### The problem
Print exactly the lines from the first one down to the line that contains "return (H - mb - y) / ph", both included, and skip the pictures.

### Data shown
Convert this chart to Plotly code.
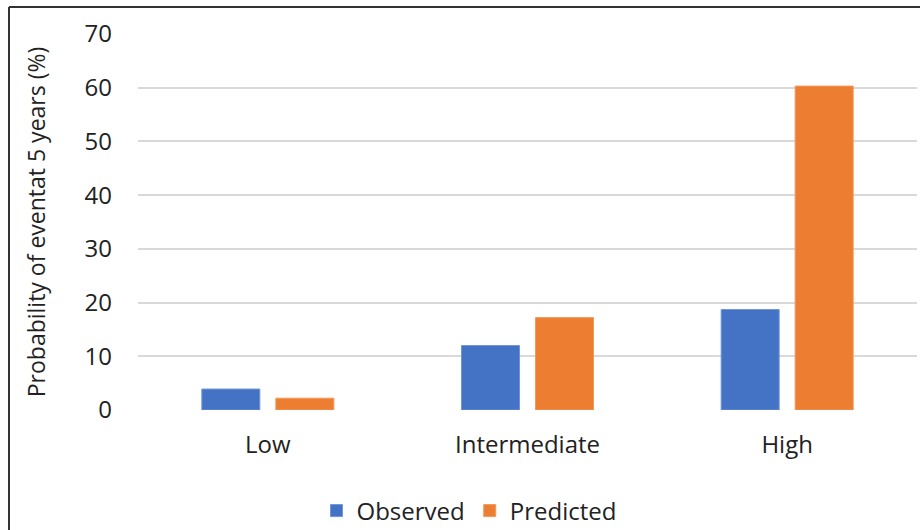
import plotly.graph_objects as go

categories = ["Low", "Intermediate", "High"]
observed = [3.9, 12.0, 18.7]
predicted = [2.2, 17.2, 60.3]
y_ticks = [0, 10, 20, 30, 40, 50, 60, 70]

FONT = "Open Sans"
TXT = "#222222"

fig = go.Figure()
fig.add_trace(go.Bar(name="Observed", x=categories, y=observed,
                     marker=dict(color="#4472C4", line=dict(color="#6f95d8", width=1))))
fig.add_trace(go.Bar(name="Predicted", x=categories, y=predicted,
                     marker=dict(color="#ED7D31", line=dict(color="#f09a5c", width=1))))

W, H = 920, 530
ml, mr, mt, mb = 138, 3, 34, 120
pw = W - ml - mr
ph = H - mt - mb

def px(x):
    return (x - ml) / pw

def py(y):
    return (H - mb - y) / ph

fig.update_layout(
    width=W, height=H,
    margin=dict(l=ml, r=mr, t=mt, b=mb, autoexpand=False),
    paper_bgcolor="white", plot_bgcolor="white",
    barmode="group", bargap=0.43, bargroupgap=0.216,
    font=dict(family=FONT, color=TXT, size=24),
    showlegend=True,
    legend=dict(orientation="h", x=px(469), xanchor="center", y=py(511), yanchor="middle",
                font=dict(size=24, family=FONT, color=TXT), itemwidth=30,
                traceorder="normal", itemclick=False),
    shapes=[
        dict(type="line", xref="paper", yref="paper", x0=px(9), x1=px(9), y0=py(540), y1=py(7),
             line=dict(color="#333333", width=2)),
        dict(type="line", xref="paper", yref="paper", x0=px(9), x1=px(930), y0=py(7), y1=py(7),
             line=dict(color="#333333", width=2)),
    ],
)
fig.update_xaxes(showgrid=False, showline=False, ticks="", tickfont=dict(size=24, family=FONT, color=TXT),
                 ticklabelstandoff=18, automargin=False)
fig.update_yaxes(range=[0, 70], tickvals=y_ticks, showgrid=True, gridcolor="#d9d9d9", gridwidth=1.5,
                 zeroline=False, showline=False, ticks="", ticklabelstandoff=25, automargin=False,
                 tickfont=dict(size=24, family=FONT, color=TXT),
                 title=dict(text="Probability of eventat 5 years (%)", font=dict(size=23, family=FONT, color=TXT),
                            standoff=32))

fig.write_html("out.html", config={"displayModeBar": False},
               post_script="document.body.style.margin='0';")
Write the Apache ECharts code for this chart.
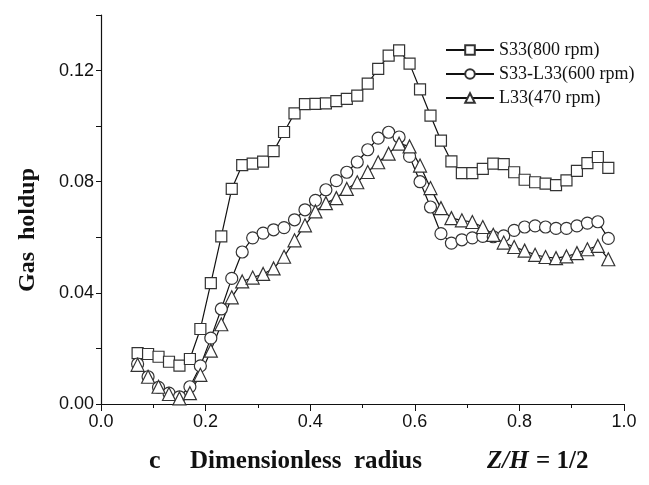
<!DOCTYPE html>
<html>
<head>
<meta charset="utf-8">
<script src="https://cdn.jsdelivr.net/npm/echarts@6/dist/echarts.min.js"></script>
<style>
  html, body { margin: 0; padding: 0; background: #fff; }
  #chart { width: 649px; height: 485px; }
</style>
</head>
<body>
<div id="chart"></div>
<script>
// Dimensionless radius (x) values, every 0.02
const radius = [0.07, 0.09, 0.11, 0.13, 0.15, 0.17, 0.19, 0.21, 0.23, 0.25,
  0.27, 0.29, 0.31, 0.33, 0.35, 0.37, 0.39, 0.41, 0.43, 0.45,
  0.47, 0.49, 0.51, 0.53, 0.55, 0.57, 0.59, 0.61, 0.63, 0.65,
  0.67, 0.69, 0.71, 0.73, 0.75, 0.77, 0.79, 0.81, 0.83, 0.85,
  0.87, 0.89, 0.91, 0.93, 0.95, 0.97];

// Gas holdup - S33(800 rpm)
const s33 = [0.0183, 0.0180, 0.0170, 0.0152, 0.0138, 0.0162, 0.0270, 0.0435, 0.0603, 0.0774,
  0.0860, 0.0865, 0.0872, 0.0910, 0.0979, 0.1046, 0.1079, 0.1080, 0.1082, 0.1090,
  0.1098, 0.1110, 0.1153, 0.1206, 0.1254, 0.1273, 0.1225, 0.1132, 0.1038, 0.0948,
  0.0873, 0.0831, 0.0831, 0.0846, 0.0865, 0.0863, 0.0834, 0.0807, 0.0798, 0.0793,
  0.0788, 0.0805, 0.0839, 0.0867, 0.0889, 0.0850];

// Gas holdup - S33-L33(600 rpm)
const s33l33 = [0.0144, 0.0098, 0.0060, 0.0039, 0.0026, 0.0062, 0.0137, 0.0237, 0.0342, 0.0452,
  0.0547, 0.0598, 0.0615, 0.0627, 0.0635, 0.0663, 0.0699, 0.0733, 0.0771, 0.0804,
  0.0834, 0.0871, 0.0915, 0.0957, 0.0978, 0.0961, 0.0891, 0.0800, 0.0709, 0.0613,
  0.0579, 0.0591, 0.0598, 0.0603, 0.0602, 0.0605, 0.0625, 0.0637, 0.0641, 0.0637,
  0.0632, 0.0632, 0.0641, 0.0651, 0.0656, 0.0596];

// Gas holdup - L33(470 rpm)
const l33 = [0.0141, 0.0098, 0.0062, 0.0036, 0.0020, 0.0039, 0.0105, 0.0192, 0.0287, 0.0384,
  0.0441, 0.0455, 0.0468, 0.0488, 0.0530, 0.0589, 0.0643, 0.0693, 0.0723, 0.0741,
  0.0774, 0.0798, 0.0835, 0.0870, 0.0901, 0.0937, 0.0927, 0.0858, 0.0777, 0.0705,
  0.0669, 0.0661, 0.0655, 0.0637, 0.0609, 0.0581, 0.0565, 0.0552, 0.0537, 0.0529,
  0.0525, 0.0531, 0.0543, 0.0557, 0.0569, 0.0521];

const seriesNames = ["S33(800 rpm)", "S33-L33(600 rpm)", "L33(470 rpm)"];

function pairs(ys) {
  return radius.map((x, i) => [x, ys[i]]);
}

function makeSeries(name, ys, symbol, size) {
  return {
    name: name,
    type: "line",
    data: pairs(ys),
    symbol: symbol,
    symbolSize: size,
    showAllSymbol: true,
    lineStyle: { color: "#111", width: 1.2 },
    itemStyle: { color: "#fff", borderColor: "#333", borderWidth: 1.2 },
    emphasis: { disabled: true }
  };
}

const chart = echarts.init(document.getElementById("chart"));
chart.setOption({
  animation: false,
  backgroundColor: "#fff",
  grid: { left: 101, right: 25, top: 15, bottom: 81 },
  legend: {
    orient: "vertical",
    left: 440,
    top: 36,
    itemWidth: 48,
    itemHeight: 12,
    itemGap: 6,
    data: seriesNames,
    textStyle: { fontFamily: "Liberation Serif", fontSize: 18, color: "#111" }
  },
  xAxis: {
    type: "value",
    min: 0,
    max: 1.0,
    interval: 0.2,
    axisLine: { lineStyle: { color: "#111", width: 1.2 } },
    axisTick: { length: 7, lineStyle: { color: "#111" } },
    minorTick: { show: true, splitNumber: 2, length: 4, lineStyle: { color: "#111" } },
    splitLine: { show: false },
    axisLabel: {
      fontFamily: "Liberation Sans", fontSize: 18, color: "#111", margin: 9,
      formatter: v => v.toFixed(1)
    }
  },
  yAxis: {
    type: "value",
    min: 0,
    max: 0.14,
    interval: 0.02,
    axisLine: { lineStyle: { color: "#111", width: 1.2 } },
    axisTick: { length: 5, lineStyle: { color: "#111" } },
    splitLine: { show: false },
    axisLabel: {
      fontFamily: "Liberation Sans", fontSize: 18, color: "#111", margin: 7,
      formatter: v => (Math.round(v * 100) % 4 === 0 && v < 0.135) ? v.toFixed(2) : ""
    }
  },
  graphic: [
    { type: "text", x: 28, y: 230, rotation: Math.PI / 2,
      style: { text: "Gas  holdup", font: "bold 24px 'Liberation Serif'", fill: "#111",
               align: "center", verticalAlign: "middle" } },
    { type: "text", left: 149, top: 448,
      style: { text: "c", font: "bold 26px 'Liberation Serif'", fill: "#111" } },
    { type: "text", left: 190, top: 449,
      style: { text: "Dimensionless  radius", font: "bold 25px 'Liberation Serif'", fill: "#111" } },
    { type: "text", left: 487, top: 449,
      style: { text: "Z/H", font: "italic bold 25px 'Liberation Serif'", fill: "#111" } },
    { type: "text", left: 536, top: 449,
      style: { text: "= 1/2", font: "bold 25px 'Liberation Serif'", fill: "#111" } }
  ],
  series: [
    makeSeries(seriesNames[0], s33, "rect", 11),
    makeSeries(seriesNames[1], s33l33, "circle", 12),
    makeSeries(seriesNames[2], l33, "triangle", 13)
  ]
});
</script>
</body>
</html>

### Full solution
Convert this chart to Plotly code.
import plotly.graph_objects as go

categories = ["Low", "Intermediate", "High"]
observed = [3.9, 12.0, 18.7]
predicted = [2.2, 17.2, 60.3]
y_ticks = [0, 10, 20, 30, 40, 50, 60, 70]

FONT = "Open Sans"
TXT = "#222222"

fig = go.Figure()
fig.add_trace(go.Bar(name="Observed", x=categories, y=observed,
                     marker=dict(color="#4472C4", line=dict(color="#6f95d8", width=1))))
fig.add_trace(go.Bar(name="Predicted", x=categories, y=predicted,
                     marker=dict(color="#ED7D31", line=dict(color="#f09a5c", width=1))))

W, H = 920, 530
ml, mr, mt, mb = 138, 3, 34, 120
pw = W - ml - mr
ph = H - mt - mb

def px(x):
    return (x - ml) / pw

def py(y):
    return (H - mb - y) / ph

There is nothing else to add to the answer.